» **SUPPLIED RECORDS**:
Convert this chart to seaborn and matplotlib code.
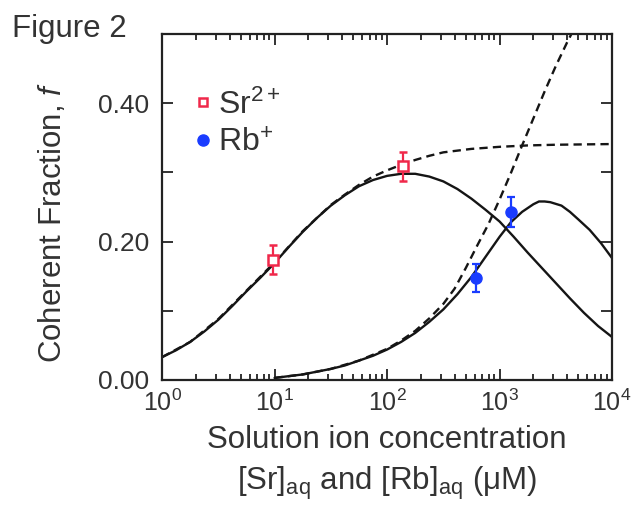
# -*- coding: ascii -*-
"""
Coherent fraction vs solution ion concentration (Sr2+ and Rb+)
"""
import numpy as np
import pandas as pd
import seaborn as sns
from matplotlib import pyplot as plt
from matplotlib.lines import Line2D

# measured points
SR_CONC = [9.7, 138.0]
SR_F = [0.174, 0.309]
SR_ERR = [0.021, 0.021]
RB_CONC = [618.0, 1260.0]
RB_F = [0.147, 0.243]
RB_ERR = [0.020, 0.022]

# model curves (log10 of concentration, f)
SR_FIT_LOGC = [0.0, 0.125, 0.25, 0.375, 0.5, 0.625, 0.75, 0.875, 1.0, 1.125,
               1.25, 1.375, 1.5, 1.625, 1.75, 1.875, 2.0, 2.125, 2.25, 2.375,
               2.5, 2.625, 2.75, 2.875, 3.0, 3.125, 3.25, 3.375, 3.5, 3.625,
               3.75, 3.875, 4.0]
SR_FIT_F = [0.033, 0.043, 0.055, 0.070, 0.087, 0.107, 0.128, 0.148, 0.169,
            0.192, 0.214, 0.234, 0.252, 0.267, 0.280, 0.289, 0.295, 0.298,
            0.298, 0.294, 0.287, 0.276, 0.262, 0.246, 0.229, 0.207, 0.184,
            0.162, 0.140, 0.118, 0.097, 0.078, 0.062]
SR_LANG_LOGC = [0.0, 0.25, 0.5, 0.75, 1.0, 1.25, 1.5, 1.625, 1.75, 1.875,
                2.0, 2.125, 2.25, 2.375, 2.5, 2.75, 3.0, 3.25, 3.5, 4.0]
SR_LANG_F = [0.033, 0.055, 0.088, 0.129, 0.170, 0.215, 0.253, 0.268, 0.282,
             0.294, 0.303, 0.311, 0.318, 0.324, 0.329, 0.334, 0.337, 0.339,
             0.340, 0.341]
RB_FIT_LOGC = [1.0, 1.25, 1.5, 1.625, 1.75, 1.875, 2.0, 2.125, 2.25, 2.375,
               2.5, 2.625, 2.75, 2.875, 3.0, 3.1, 3.2, 3.3, 3.35, 3.4, 3.45,
               3.55, 3.625, 3.7, 3.8, 3.9, 4.0]
RB_FIT_F = [0.003, 0.008, 0.016, 0.021, 0.028, 0.035, 0.044, 0.055, 0.068,
            0.084, 0.102, 0.124, 0.149, 0.178, 0.207, 0.228, 0.243, 0.254,
            0.258, 0.258, 0.257, 0.252, 0.243, 0.232, 0.217, 0.198, 0.176]
RB_LANG_LOGC = [1.0, 1.25, 1.5, 1.75, 2.0, 2.125, 2.25, 2.375, 2.5, 2.6, 2.7,
                2.8, 2.9, 3.0, 3.1, 3.2, 3.3, 3.4, 3.5, 3.6, 3.66]
RB_LANG_F = [0.003, 0.008, 0.016, 0.028, 0.045, 0.057, 0.071, 0.089, 0.110,
             0.132, 0.162, 0.194, 0.225, 0.261, 0.299, 0.339, 0.378, 0.417,
             0.454, 0.488, 0.507]

RED = '#f0284a'
BLUE = '#1a3cff'
INK = '#333333'

sns.set_theme(style='ticks')
plt.rcParams['font.family'] = ['Liberation Sans', 'DejaVu Sans']
plt.rcParams['mathtext.fontset'] = 'custom'
plt.rcParams['mathtext.rm'] = 'Liberation Sans'
plt.rcParams['mathtext.it'] = 'Liberation Sans:italic'


def curve_frame(logc, f):
    return pd.DataFrame({'c': 10.0 ** np.asarray(logc), 'f': f})


fig = plt.figure(figsize=(6.43, 5.08), dpi=100)
ax = fig.add_axes([0.252, 0.252, 0.700, 0.681])

dash = (0, (3.5, 2.2))
for logc, f, ls in [(SR_FIT_LOGC, SR_FIT_F, '-'),
                    (SR_LANG_LOGC, SR_LANG_F, dash),
                    (RB_FIT_LOGC, RB_FIT_F, '-'),
                    (RB_LANG_LOGC, RB_LANG_F, dash)]:
    sns.lineplot(data=curve_frame(logc, f), x='c', y='f', ax=ax,
                 color='#151515', lw=1.7, linestyle=ls, sort=False)

ax.errorbar(SR_CONC, SR_F, yerr=SR_ERR, fmt='s', ms=7, mfc='white',
            mec=RED, mew=1.8, ecolor=RED, elinewidth=1.6, capsize=3,
            capthick=1.6, zorder=5)
ax.errorbar(RB_CONC, RB_F, yerr=RB_ERR, fmt='o', ms=8, mfc=BLUE,
            mec=BLUE, ecolor=BLUE, elinewidth=1.6, capsize=3,
            capthick=1.6, zorder=5)

ax.set_xscale('log')
ax.set_xlim(1, 1e4)
ax.set_ylim(0, 0.5)
ax.set_yticks([0.0, 0.2, 0.4])
ax.set_yticks([0.1, 0.3], minor=True)
ax.set_yticklabels(['0.00', '0.20', '0.40'])
ax.tick_params(which='both', direction='in', top=True, right=True,
               width=1.3, color='#222222', labelcolor=INK)
ax.tick_params(which='major', length=8)
ax.tick_params(axis='x', which='major', labelsize=18, pad=7)
ax.tick_params(axis='y', which='major', labelsize=19, pad=9)
ax.tick_params(axis='y', which='minor', length=8)
ax.tick_params(axis='x', which='minor', length=4)
for sp in ax.spines.values():
    sp.set_linewidth(1.6)
    sp.set_color('#222222')

ax.set_xlabel('Solution ion concentration\n'
              '[Sr]$_{\\mathrm{aq}}$ and [Rb]$_{\\mathrm{aq}}$ (\u03bcM)',
              fontsize=22.5, color=INK, linespacing=1.4)
ax.xaxis.set_label_coords(0.5, -0.13)
ax.set_ylabel('Coherent Fraction, $f$', fontsize=22.5, color=INK)
ax.yaxis.set_label_coords(-0.21, 0.454)

handles = [Line2D([], [], ls='none', marker='s', ms=6, mfc='white', mec=RED,
                  mew=1.8),
           Line2D([], [], ls='none', marker='o', ms=8, mfc=BLUE, mec=BLUE)]
leg = ax.legend(handles=handles, labels=['Sr$^{2+}$', 'Rb$^{+}$'],
                loc='center left', bbox_to_anchor=(0.07, 0.74),
                frameon=False, fontsize=23, handlelength=0.6,
                handletextpad=0.15, labelspacing=0.25, borderpad=0,
                borderaxespad=0)
for t in leg.get_texts():
    t.set_color(INK)

fig.text(12 / 643, 1 - 37 / 508, 'Figure 2', fontsize=22.5, color=INK,
         va='baseline')

fig.savefig('out.png', dpi=100, facecolor='white')
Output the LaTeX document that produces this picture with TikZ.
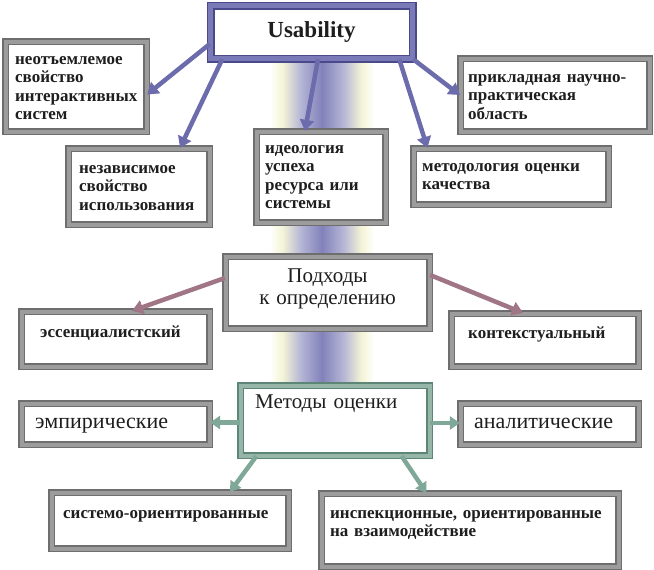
\documentclass[tikz,border=0pt]{standalone}
\usepackage{fontspec}
\setmainfont{Liberation Serif}
\usetikzlibrary{arrows.meta}
\definecolor{gdark}{HTML}{6E6E6E}
\definecolor{glight}{HTML}{9C9C9C}
\definecolor{udark}{HTML}{4A4A8A}
\definecolor{ulight}{HTML}{7A7AB8}
\definecolor{mdark}{HTML}{5E8676}
\definecolor{mlight}{HTML}{95B6A8}
\definecolor{ucol}{HTML}{6C6CAC}
\definecolor{pcol}{HTML}{A07585}
\definecolor{mcol}{HTML}{80A898}
\definecolor{bandpur}{HTML}{8282BA}
\definecolor{bandyel}{HTML}{F4F4D6}
\definecolor{txtc}{HTML}{1E1E1E}
\pgfdeclarehorizontalshading{band}{100bp}{color(0bp)=(white);color(25bp)=(white);color(31bp)=(bandyel);color(40bp)=(bandpur!60!white);color(50bp)=(bandpur);color(60bp)=(bandpur!60!white);color(69bp)=(bandyel);color(75bp)=(white);color(100bp)=(white)}
\begin{document}
\begin{tikzpicture}[x=1pt,y=-1pt,
gbox/.style={draw=gdark,double=glight,double distance=4pt,line width=1.2pt,fill=white,inner sep=0pt},
ubox/.style={draw=udark,double=ulight,double distance=5pt,line width=1.5pt,fill=white,inner sep=0pt,text=txtc},
mbox/.style={draw=mdark,double=mlight,double distance=4pt,line width=1.3pt,fill=white,inner sep=0pt},
uarr/.style={draw=ucol,line width=4.5pt,-{Triangle[length=11pt,width=14pt]}},
parr/.style={draw=pcol,line width=4.5pt,-{Triangle[length=11pt,width=14pt]}},
marr/.style={draw=mcol,line width=4.5pt,-{Triangle[length=10pt,width=13pt]}},
stxt/.style={anchor=base west,inner sep=0pt,align=left,text width=300pt,text=txtc,font=\bfseries\fontsize{17}{18.5}\selectfont},
rtxt/.style={anchor=base west,inner sep=0pt,align=left,text width=300pt,text=txtc,font=\fontsize{21}{22}\selectfont}]
\useasboundingbox(0,0)rectangle(654,570);
\shade[shading=band](270,60)rectangle(374,385);
\node[ubox,minimum width=202pt,minimum height=53pt,font=\bfseries\fontsize{23}{26}\selectfont](us)at(311.5,32){Usability};
\node[gbox,minimum width=141pt,minimum height=90pt](sv1)at(76,86.5){};
\node[gbox,minimum width=141pt,minimum height=76pt](sv2)at(139,186.5){};
\node[gbox,minimum width=129pt,minimum height=91pt](sv3)at(321,177){};
\node[gbox,minimum width=189pt,minimum height=73pt](sv4)at(555,95){};
\node[gbox,minimum width=195pt,minimum height=56pt](sv5)at(511,176.5){};
\node[gbox,minimum width=204pt,minimum height=72pt](pd)at(327.5,292.5){};
\node[gbox,minimum width=188pt,minimum height=55pt](es)at(115.5,339){};
\node[gbox,minimum width=187pt,minimum height=53pt](kt)at(545,340){};
\node[mbox,minimum width=189pt,minimum height=70pt](mo)at(335,420.5){};
\node[gbox,minimum width=188pt,minimum height=41pt](em)at(115.5,424){};
\node[gbox,minimum width=178pt,minimum height=41pt](an)at(549.5,424){};
\node[gbox,minimum width=237pt,minimum height=56pt](so)at(170,520.5){};
\node[gbox,minimum width=297pt,minimum height=73pt](io)at(470,530){};
\draw[uarr]([shift={(0,12)}]us.west)--([shift={(0,8)}]sv1.east);
\draw[uarr]([shift={(12.5,0)}]us.south west)--([shift={(41,0)}]sv2.north);
\draw[uarr]([shift={(6.5,0)}]us.south)--([shift={(-16,0)}]sv3.north);
\draw[uarr]([shift={(-14,0)}]us.south east)--([shift={(14.5,0)}]sv5.north west);
\draw[uarr](us.south east)--(sv4.west);
\draw[parr]([shift={(0,-14.5)}]pd.west)--([shift={(16.5,0)}]es.north);
\draw[parr]([shift={(0,-17.5)}]pd.east)--([shift={(-22,0)}]kt.north);
\draw[marr]([shift={(0,2)}]mo.west)--([shift={(0,-1.5)}]em.east);
\draw[marr]([shift={(0,2.5)}]mo.east)--([shift={(0,-1)}]an.west);
\draw[marr]([shift={(16.5,0)}]mo.south west)--([shift={(60,0)}]so.north);
\draw[marr]([shift={(-28.5,0)}]mo.south east)--([shift={(105.5,0)}]io.north west);
\node[stxt](t1)at(15,64){неотъемлемое\\свойство\\интерактивных\\систем};
\node[stxt](t2)at(79,173){независимое\\свойство\\использования};
\node[stxt](t3)at(265,153){идеология\\успеха\\ресурса или\\системы};
\node[stxt](t4)at(468,82){прикладная научно-\\практическая\\область};
\node[stxt](t5)at(422,171){методология оценки\\качества};
\node[rtxt,anchor=base,align=center,text width=200pt](pdt)at(327.5,282){Подходы\\к определению};
\node[stxt](est)at(40,337){эссенциалистский};
\node[stxt](ktt)at(468,338){контекстуальный};
\node[rtxt](mot)at(255,408){Методы оценки};
\node[rtxt,font=\fontsize{22}{22}\selectfont](emt)at(35,428){эмпирические};
\node[rtxt,font=\fontsize{22}{22}\selectfont](ant)at(474,428){аналитические};
\node[stxt](sot)at(63,518){системо-ориентированные};
\node[stxt](iot)at(330,518){инспекционные, ориентированные\\на взаимодействие};
\end{tikzpicture}
\end{document}
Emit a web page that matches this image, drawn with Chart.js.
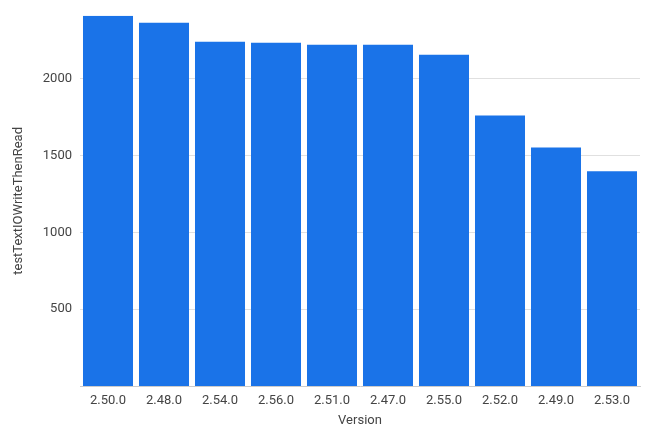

» **WHAT YOU SHOULD DO**: Only the lines from the start of the records to the line with "RB_ERR = [0.020, 0.022]" belong in the copy. Print them exactly, minus pictures.

» **FINAL RESULT**:
Convert this chart to seaborn and matplotlib code.
# -*- coding: ascii -*-
"""
Coherent fraction vs solution ion concentration (Sr2+ and Rb+)
"""
import numpy as np
import pandas as pd
import seaborn as sns
from matplotlib import pyplot as plt
from matplotlib.lines import Line2D

# measured points
SR_CONC = [9.7, 138.0]
SR_F = [0.174, 0.309]
SR_ERR = [0.021, 0.021]
RB_CONC = [618.0, 1260.0]
RB_F = [0.147, 0.243]
RB_ERR = [0.020, 0.022]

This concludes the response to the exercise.